>>
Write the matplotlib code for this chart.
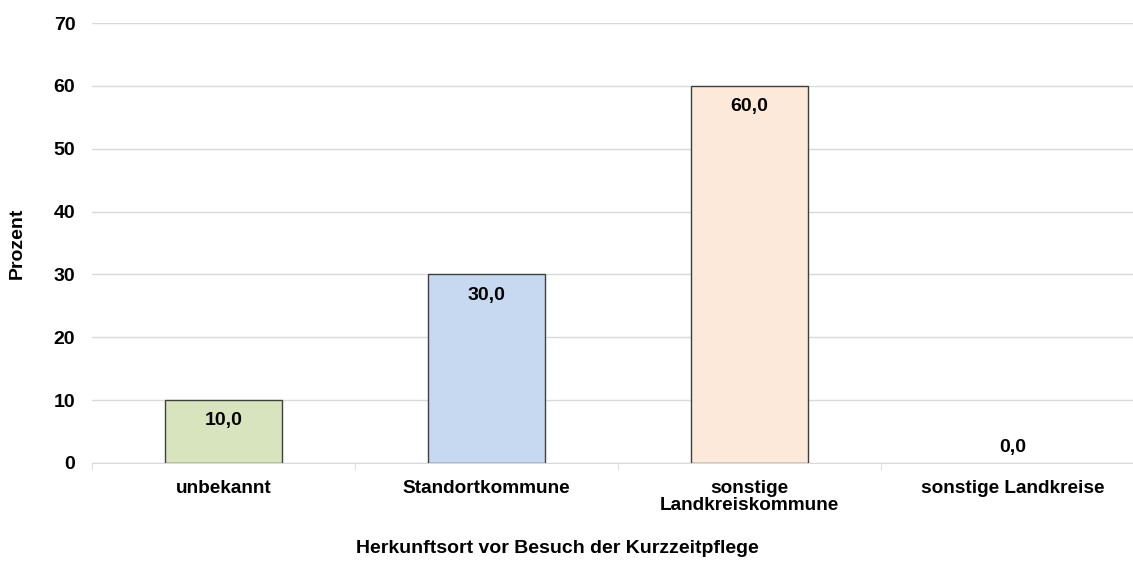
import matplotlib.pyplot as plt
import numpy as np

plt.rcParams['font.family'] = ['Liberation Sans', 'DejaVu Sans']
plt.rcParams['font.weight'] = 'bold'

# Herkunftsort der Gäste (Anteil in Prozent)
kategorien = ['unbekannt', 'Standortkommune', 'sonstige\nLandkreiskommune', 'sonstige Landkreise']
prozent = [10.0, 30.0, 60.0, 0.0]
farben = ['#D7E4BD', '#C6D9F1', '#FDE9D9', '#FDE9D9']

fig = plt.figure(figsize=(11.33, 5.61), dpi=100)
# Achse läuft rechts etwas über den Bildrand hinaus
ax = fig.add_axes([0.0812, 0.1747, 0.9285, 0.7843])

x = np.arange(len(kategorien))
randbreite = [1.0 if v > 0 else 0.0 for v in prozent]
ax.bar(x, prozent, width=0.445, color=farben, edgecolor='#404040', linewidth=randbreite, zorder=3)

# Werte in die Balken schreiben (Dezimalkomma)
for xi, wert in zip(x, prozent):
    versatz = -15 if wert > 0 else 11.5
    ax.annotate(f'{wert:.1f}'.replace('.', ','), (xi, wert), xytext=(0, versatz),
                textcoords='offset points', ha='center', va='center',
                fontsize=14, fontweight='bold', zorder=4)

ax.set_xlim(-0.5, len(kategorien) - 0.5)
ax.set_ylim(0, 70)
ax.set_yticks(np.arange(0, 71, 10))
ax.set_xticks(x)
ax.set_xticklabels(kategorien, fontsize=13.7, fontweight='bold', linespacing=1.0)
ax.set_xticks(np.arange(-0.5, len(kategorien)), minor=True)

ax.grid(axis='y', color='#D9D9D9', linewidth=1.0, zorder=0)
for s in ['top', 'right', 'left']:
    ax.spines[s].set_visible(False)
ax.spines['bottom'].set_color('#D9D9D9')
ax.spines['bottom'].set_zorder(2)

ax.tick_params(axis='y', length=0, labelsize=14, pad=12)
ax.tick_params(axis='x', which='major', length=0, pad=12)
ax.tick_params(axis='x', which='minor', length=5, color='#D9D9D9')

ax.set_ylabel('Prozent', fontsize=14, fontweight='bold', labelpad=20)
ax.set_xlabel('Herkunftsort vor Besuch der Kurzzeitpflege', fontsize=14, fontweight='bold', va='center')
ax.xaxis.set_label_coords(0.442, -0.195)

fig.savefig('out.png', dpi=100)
<<
EXERCISE DETAILS: Omit each picture, then return all of the listing exactly as it stands.

OUTPUT FOR THIS EXERCISE:
Write the matplotlib code for this chart.
import matplotlib.pyplot as plt
import numpy as np

plt.rcParams['font.family'] = ['Liberation Sans', 'DejaVu Sans']
plt.rcParams['font.weight'] = 'bold'

# Herkunftsort der Gäste (Anteil in Prozent)
kategorien = ['unbekannt', 'Standortkommune', 'sonstige\nLandkreiskommune', 'sonstige Landkreise']
prozent = [10.0, 30.0, 60.0, 0.0]
farben = ['#D7E4BD', '#C6D9F1', '#FDE9D9', '#FDE9D9']

fig = plt.figure(figsize=(11.33, 5.61), dpi=100)
# Achse läuft rechts etwas über den Bildrand hinaus
ax = fig.add_axes([0.0812, 0.1747, 0.9285, 0.7843])

x = np.arange(len(kategorien))
randbreite = [1.0 if v > 0 else 0.0 for v in prozent]
ax.bar(x, prozent, width=0.445, color=farben, edgecolor='#404040', linewidth=randbreite, zorder=3)

# Werte in die Balken schreiben (Dezimalkomma)
for xi, wert in zip(x, prozent):
    versatz = -15 if wert > 0 else 11.5
    ax.annotate(f'{wert:.1f}'.replace('.', ','), (xi, wert), xytext=(0, versatz),
                textcoords='offset points', ha='center', va='center',
                fontsize=14, fontweight='bold', zorder=4)

ax.set_xlim(-0.5, len(kategorien) - 0.5)
ax.set_ylim(0, 70)
ax.set_yticks(np.arange(0, 71, 10))
ax.set_xticks(x)
ax.set_xticklabels(kategorien, fontsize=13.7, fontweight='bold', linespacing=1.0)
ax.set_xticks(np.arange(-0.5, len(kategorien)), minor=True)

ax.grid(axis='y', color='#D9D9D9', linewidth=1.0, zorder=0)
for s in ['top', 'right', 'left']:
    ax.spines[s].set_visible(False)
ax.spines['bottom'].set_color('#D9D9D9')
ax.spines['bottom'].set_zorder(2)

ax.tick_params(axis='y', length=0, labelsize=14, pad=12)
ax.tick_params(axis='x', which='major', length=0, pad=12)
ax.tick_params(axis='x', which='minor', length=5, color='#D9D9D9')

ax.set_ylabel('Prozent', fontsize=14, fontweight='bold', labelpad=20)
ax.set_xlabel('Herkunftsort vor Besuch der Kurzzeitpflege', fontsize=14, fontweight='bold', va='center')
ax.xaxis.set_label_coords(0.442, -0.195)

fig.savefig('out.png', dpi=100)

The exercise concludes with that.